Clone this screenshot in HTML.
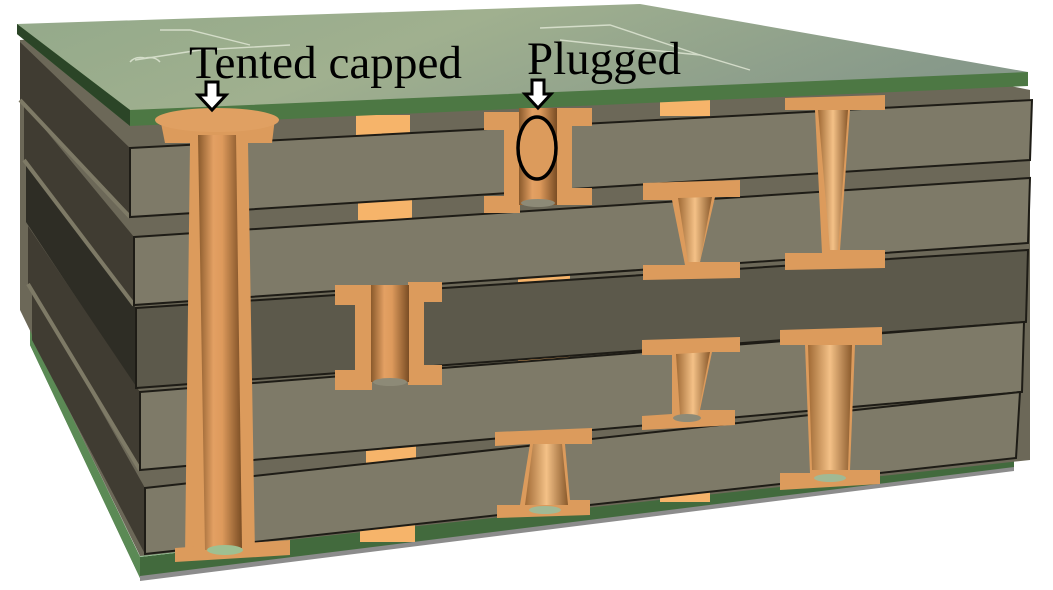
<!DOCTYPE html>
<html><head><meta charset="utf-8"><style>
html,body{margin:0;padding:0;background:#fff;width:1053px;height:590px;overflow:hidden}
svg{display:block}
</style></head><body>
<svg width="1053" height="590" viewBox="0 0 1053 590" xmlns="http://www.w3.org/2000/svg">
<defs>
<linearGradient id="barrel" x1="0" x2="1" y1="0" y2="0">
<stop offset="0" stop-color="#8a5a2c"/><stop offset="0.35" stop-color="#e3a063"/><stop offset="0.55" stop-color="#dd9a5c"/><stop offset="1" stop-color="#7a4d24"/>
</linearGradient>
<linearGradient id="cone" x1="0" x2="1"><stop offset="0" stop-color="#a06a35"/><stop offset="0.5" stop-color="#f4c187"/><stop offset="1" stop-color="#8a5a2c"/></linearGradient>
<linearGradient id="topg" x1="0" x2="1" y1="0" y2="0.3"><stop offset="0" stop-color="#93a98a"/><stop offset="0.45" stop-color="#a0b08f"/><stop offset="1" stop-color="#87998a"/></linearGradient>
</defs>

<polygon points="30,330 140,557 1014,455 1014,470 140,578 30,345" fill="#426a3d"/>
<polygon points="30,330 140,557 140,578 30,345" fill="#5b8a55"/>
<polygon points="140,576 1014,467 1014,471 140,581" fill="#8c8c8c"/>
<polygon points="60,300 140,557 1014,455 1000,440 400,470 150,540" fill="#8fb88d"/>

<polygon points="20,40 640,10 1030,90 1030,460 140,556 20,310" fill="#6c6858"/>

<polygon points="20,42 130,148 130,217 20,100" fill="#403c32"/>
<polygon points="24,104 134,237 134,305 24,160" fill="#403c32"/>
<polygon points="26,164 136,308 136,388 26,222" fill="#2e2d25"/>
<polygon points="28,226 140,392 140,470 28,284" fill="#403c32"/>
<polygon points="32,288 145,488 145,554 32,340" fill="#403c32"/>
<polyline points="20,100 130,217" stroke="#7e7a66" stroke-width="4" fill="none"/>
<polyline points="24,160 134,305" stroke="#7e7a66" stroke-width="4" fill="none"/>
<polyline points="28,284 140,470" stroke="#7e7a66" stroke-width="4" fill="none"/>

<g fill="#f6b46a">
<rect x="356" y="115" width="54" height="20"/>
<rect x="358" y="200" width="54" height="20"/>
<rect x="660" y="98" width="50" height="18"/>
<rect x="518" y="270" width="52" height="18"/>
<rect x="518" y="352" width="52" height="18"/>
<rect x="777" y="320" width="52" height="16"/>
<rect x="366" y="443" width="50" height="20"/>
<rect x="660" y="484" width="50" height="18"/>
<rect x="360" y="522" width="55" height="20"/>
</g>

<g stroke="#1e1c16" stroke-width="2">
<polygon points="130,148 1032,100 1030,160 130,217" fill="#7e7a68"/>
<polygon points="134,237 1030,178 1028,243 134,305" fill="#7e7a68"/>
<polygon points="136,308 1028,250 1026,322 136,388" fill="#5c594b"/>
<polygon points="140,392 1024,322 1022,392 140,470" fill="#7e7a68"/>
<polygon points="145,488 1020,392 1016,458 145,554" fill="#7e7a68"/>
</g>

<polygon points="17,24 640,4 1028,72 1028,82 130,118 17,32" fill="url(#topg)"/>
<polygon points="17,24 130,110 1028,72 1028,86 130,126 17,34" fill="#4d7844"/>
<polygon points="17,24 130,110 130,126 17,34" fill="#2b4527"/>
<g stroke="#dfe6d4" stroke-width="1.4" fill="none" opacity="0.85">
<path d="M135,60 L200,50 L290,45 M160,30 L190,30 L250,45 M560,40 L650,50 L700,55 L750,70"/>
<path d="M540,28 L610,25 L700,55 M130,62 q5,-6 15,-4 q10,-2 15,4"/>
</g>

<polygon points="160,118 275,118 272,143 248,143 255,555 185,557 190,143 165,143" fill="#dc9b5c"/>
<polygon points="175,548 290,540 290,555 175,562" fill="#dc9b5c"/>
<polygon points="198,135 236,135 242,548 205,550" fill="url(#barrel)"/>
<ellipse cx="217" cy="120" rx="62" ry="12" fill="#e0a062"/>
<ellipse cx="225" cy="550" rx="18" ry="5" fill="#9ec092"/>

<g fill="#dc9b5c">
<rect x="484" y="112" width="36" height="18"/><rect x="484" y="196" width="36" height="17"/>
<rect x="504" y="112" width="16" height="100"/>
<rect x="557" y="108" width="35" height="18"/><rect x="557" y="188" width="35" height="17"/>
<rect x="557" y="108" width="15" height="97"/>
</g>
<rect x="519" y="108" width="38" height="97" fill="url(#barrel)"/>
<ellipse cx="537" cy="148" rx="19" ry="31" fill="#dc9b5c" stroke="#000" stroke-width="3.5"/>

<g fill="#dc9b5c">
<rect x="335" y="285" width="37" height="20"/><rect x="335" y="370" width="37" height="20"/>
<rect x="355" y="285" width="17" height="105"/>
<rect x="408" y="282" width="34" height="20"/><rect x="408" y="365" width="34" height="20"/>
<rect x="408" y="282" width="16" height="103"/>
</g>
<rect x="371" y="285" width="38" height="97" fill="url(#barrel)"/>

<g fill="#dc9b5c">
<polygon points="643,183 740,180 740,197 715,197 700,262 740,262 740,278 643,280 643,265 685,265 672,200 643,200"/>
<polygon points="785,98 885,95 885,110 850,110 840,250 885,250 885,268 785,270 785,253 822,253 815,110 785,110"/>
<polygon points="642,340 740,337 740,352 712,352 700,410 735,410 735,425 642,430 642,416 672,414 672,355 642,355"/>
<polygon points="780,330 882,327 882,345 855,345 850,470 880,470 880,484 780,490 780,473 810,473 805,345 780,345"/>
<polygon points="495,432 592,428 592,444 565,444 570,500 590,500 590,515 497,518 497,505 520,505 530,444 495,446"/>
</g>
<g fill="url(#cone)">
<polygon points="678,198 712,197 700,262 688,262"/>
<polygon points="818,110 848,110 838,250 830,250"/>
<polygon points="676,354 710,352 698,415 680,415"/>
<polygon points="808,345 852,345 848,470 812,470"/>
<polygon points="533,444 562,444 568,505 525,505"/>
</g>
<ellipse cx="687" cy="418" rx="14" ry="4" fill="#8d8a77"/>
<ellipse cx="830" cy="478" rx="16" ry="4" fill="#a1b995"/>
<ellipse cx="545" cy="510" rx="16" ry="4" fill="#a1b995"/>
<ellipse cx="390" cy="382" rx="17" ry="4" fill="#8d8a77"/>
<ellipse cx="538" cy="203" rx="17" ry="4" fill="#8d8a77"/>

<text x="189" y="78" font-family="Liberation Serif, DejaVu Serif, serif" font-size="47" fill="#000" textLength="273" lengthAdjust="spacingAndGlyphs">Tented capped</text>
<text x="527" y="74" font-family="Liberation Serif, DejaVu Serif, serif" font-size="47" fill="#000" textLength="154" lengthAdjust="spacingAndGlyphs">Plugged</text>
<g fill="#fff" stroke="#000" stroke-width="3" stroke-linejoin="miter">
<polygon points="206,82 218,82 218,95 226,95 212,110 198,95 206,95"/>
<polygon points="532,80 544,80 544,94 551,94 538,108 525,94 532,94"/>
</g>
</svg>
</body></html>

**********

Every line is to be duplicated exactly, though pictures stay out.

Expected answer:
Clone this screenshot in HTML.
<!DOCTYPE html>
<html><head><meta charset="utf-8"><style>
html,body{margin:0;padding:0;background:#fff;width:1053px;height:590px;overflow:hidden}
svg{display:block}
</style></head><body>
<svg width="1053" height="590" viewBox="0 0 1053 590" xmlns="http://www.w3.org/2000/svg">
<defs>
<linearGradient id="barrel" x1="0" x2="1" y1="0" y2="0">
<stop offset="0" stop-color="#8a5a2c"/><stop offset="0.35" stop-color="#e3a063"/><stop offset="0.55" stop-color="#dd9a5c"/><stop offset="1" stop-color="#7a4d24"/>
</linearGradient>
<linearGradient id="cone" x1="0" x2="1"><stop offset="0" stop-color="#a06a35"/><stop offset="0.5" stop-color="#f4c187"/><stop offset="1" stop-color="#8a5a2c"/></linearGradient>
<linearGradient id="topg" x1="0" x2="1" y1="0" y2="0.3"><stop offset="0" stop-color="#93a98a"/><stop offset="0.45" stop-color="#a0b08f"/><stop offset="1" stop-color="#87998a"/></linearGradient>
</defs>

<polygon points="30,330 140,557 1014,455 1014,470 140,578 30,345" fill="#426a3d"/>
<polygon points="30,330 140,557 140,578 30,345" fill="#5b8a55"/>
<polygon points="140,576 1014,467 1014,471 140,581" fill="#8c8c8c"/>
<polygon points="60,300 140,557 1014,455 1000,440 400,470 150,540" fill="#8fb88d"/>

<polygon points="20,40 640,10 1030,90 1030,460 140,556 20,310" fill="#6c6858"/>

<polygon points="20,42 130,148 130,217 20,100" fill="#403c32"/>
<polygon points="24,104 134,237 134,305 24,160" fill="#403c32"/>
<polygon points="26,164 136,308 136,388 26,222" fill="#2e2d25"/>
<polygon points="28,226 140,392 140,470 28,284" fill="#403c32"/>
<polygon points="32,288 145,488 145,554 32,340" fill="#403c32"/>
<polyline points="20,100 130,217" stroke="#7e7a66" stroke-width="4" fill="none"/>
<polyline points="24,160 134,305" stroke="#7e7a66" stroke-width="4" fill="none"/>
<polyline points="28,284 140,470" stroke="#7e7a66" stroke-width="4" fill="none"/>

<g fill="#f6b46a">
<rect x="356" y="115" width="54" height="20"/>
<rect x="358" y="200" width="54" height="20"/>
<rect x="660" y="98" width="50" height="18"/>
<rect x="518" y="270" width="52" height="18"/>
<rect x="518" y="352" width="52" height="18"/>
<rect x="777" y="320" width="52" height="16"/>
<rect x="366" y="443" width="50" height="20"/>
<rect x="660" y="484" width="50" height="18"/>
<rect x="360" y="522" width="55" height="20"/>
</g>

<g stroke="#1e1c16" stroke-width="2">
<polygon points="130,148 1032,100 1030,160 130,217" fill="#7e7a68"/>
<polygon points="134,237 1030,178 1028,243 134,305" fill="#7e7a68"/>
<polygon points="136,308 1028,250 1026,322 136,388" fill="#5c594b"/>
<polygon points="140,392 1024,322 1022,392 140,470" fill="#7e7a68"/>
<polygon points="145,488 1020,392 1016,458 145,554" fill="#7e7a68"/>
</g>

<polygon points="17,24 640,4 1028,72 1028,82 130,118 17,32" fill="url(#topg)"/>
<polygon points="17,24 130,110 1028,72 1028,86 130,126 17,34" fill="#4d7844"/>
<polygon points="17,24 130,110 130,126 17,34" fill="#2b4527"/>
<g stroke="#dfe6d4" stroke-width="1.4" fill="none" opacity="0.85">
<path d="M135,60 L200,50 L290,45 M160,30 L190,30 L250,45 M560,40 L650,50 L700,55 L750,70"/>
<path d="M540,28 L610,25 L700,55 M130,62 q5,-6 15,-4 q10,-2 15,4"/>
</g>

<polygon points="160,118 275,118 272,143 248,143 255,555 185,557 190,143 165,143" fill="#dc9b5c"/>
<polygon points="175,548 290,540 290,555 175,562" fill="#dc9b5c"/>
<polygon points="198,135 236,135 242,548 205,550" fill="url(#barrel)"/>
<ellipse cx="217" cy="120" rx="62" ry="12" fill="#e0a062"/>
<ellipse cx="225" cy="550" rx="18" ry="5" fill="#9ec092"/>

<g fill="#dc9b5c">
<rect x="484" y="112" width="36" height="18"/><rect x="484" y="196" width="36" height="17"/>
<rect x="504" y="112" width="16" height="100"/>
<rect x="557" y="108" width="35" height="18"/><rect x="557" y="188" width="35" height="17"/>
<rect x="557" y="108" width="15" height="97"/>
</g>
<rect x="519" y="108" width="38" height="97" fill="url(#barrel)"/>
<ellipse cx="537" cy="148" rx="19" ry="31" fill="#dc9b5c" stroke="#000" stroke-width="3.5"/>

<g fill="#dc9b5c">
<rect x="335" y="285" width="37" height="20"/><rect x="335" y="370" width="37" height="20"/>
<rect x="355" y="285" width="17" height="105"/>
<rect x="408" y="282" width="34" height="20"/><rect x="408" y="365" width="34" height="20"/>
<rect x="408" y="282" width="16" height="103"/>
</g>
<rect x="371" y="285" width="38" height="97" fill="url(#barrel)"/>

<g fill="#dc9b5c">
<polygon points="643,183 740,180 740,197 715,197 700,262 740,262 740,278 643,280 643,265 685,265 672,200 643,200"/>
<polygon points="785,98 885,95 885,110 850,110 840,250 885,250 885,268 785,270 785,253 822,253 815,110 785,110"/>
<polygon points="642,340 740,337 740,352 712,352 700,410 735,410 735,425 642,430 642,416 672,414 672,355 642,355"/>
<polygon points="780,330 882,327 882,345 855,345 850,470 880,470 880,484 780,490 780,473 810,473 805,345 780,345"/>
<polygon points="495,432 592,428 592,444 565,444 570,500 590,500 590,515 497,518 497,505 520,505 530,444 495,446"/>
</g>
<g fill="url(#cone)">
<polygon points="678,198 712,197 700,262 688,262"/>
<polygon points="818,110 848,110 838,250 830,250"/>
<polygon points="676,354 710,352 698,415 680,415"/>
<polygon points="808,345 852,345 848,470 812,470"/>
<polygon points="533,444 562,444 568,505 525,505"/>
</g>
<ellipse cx="687" cy="418" rx="14" ry="4" fill="#8d8a77"/>
<ellipse cx="830" cy="478" rx="16" ry="4" fill="#a1b995"/>
<ellipse cx="545" cy="510" rx="16" ry="4" fill="#a1b995"/>
<ellipse cx="390" cy="382" rx="17" ry="4" fill="#8d8a77"/>
<ellipse cx="538" cy="203" rx="17" ry="4" fill="#8d8a77"/>

<text x="189" y="78" font-family="Liberation Serif, DejaVu Serif, serif" font-size="47" fill="#000" textLength="273" lengthAdjust="spacingAndGlyphs">Tented capped</text>
<text x="527" y="74" font-family="Liberation Serif, DejaVu Serif, serif" font-size="47" fill="#000" textLength="154" lengthAdjust="spacingAndGlyphs">Plugged</text>
<g fill="#fff" stroke="#000" stroke-width="3" stroke-linejoin="miter">
<polygon points="206,82 218,82 218,95 226,95 212,110 198,95 206,95"/>
<polygon points="532,80 544,80 544,94 551,94 538,108 525,94 532,94"/>
</g>
</svg>
</body></html>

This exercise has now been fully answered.